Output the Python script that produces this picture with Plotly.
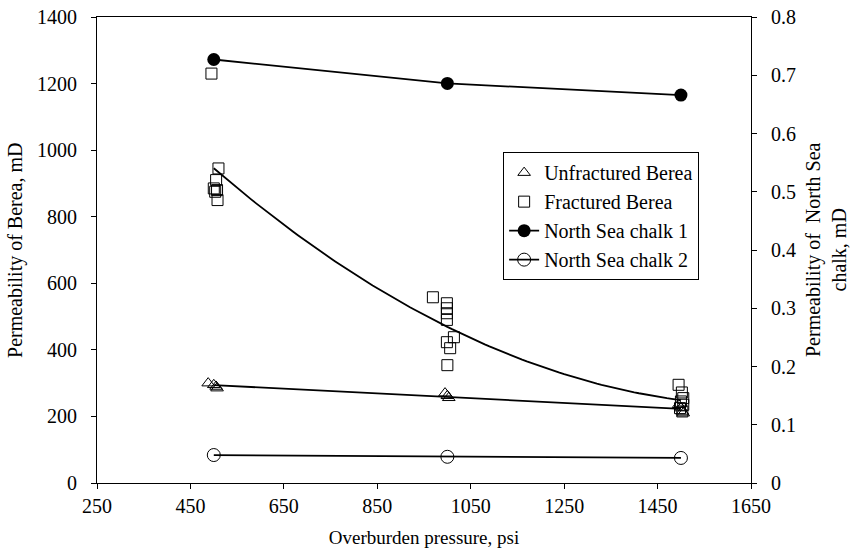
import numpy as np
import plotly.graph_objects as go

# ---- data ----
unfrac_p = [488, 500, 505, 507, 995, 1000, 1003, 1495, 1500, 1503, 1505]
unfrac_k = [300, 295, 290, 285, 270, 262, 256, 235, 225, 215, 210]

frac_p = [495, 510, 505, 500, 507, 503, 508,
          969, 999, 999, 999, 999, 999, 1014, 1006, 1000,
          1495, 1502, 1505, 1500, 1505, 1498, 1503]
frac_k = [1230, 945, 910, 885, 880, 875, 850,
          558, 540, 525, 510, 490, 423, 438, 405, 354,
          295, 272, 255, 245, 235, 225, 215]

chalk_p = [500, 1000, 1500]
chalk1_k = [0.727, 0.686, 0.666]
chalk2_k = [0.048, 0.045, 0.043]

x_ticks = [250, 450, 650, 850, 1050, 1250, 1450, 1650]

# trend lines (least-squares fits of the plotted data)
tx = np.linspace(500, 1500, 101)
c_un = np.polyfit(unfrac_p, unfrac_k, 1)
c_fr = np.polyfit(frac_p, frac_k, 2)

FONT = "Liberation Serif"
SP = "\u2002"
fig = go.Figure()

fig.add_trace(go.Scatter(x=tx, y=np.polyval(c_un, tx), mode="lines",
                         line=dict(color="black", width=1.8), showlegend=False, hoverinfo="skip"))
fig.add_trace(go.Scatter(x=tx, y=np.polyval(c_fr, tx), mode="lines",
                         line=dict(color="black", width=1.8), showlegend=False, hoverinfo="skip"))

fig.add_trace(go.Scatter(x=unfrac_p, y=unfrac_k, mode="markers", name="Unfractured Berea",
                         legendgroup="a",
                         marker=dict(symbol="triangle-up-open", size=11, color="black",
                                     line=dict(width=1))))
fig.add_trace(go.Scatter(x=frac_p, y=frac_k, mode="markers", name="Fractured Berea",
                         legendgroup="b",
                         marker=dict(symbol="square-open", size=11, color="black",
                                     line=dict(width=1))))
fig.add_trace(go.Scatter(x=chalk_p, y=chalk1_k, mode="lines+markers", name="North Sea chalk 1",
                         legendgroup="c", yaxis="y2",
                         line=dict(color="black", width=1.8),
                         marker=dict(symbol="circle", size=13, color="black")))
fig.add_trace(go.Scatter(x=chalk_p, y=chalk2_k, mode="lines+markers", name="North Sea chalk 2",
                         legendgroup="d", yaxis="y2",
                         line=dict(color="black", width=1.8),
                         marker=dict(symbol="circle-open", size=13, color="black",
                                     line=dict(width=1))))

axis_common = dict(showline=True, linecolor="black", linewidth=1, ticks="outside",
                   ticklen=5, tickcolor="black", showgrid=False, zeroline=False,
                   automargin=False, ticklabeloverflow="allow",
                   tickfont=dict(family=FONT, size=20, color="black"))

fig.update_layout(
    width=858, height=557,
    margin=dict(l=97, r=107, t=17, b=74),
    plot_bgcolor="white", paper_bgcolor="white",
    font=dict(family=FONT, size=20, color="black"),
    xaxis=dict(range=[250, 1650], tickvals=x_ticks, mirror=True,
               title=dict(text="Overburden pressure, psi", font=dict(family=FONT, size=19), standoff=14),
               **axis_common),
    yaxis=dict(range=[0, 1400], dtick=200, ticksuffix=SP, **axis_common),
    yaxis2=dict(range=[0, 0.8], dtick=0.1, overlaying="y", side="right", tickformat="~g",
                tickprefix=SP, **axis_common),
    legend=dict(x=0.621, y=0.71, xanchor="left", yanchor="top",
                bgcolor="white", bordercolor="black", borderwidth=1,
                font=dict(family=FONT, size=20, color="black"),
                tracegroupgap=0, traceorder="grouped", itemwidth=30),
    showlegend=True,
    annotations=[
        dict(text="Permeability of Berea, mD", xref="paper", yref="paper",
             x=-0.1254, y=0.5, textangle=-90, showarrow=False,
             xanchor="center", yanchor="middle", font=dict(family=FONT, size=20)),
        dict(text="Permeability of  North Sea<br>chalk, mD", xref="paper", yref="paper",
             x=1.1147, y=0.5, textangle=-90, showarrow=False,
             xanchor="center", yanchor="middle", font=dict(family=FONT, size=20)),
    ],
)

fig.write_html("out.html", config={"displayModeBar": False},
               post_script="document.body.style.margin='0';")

☆ ☆ ☆ ☆ ☆ ☆ ☆

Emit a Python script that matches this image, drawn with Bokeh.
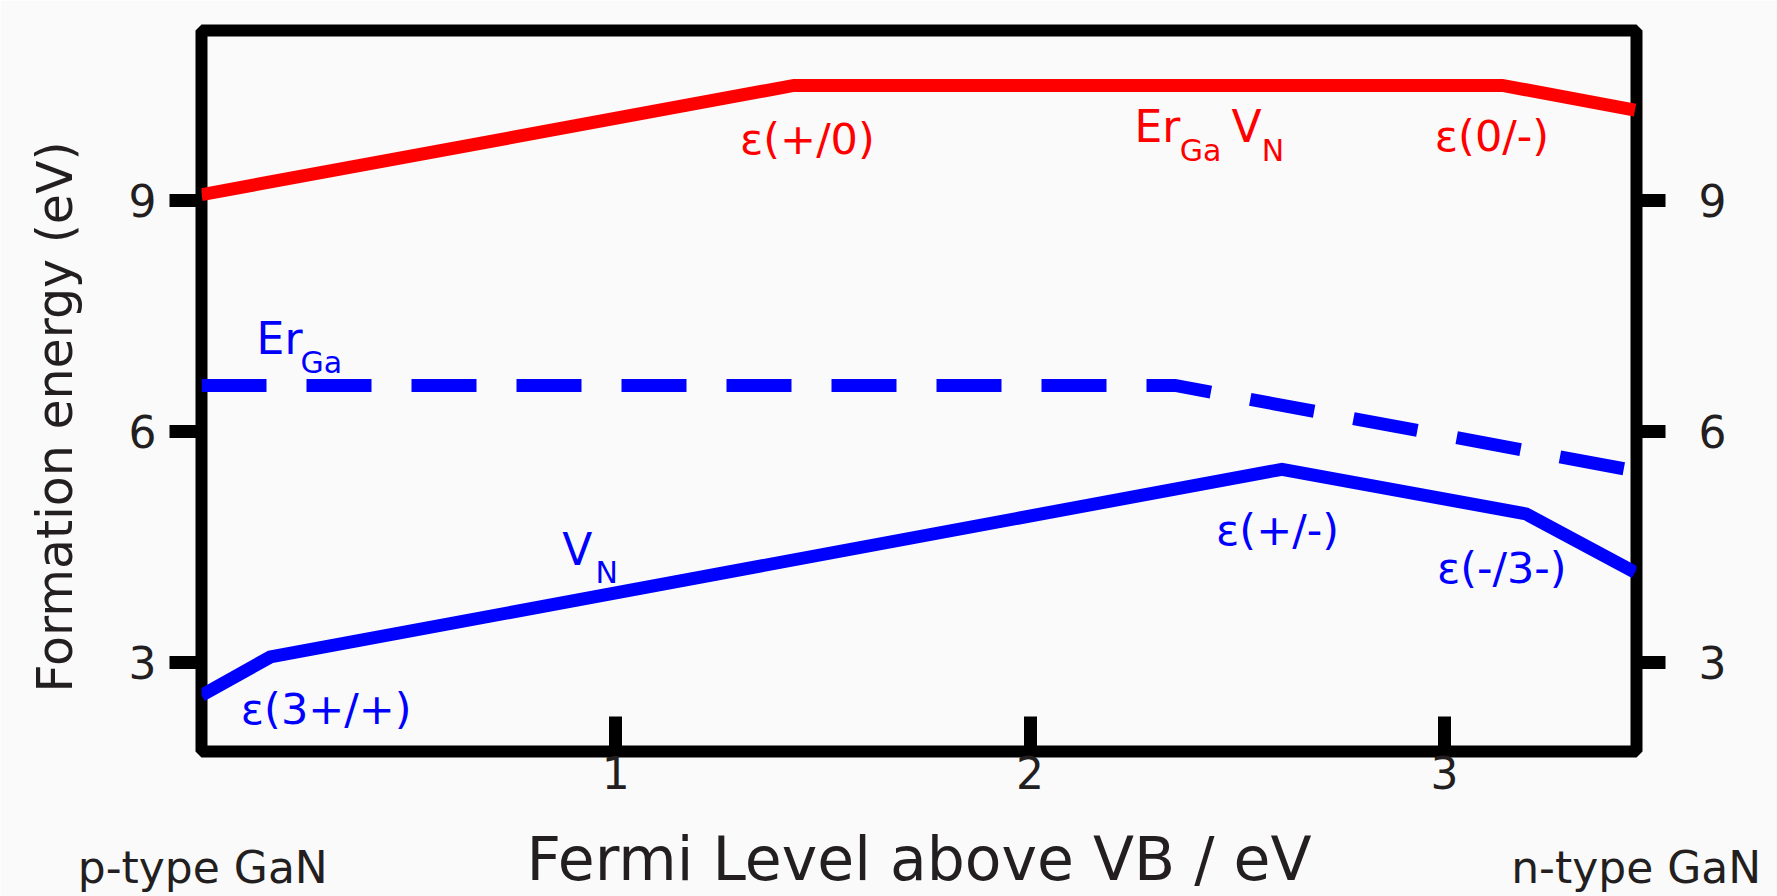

☆ ☆ ☆ ☆ ☆ ☆ ☆

## Given request
Filter out all lines lacking the word "Python" and copy the rest.

## Response
Output the Python script that produces this picture with Plotly.
Emit a Python script that matches this image, drawn with Bokeh.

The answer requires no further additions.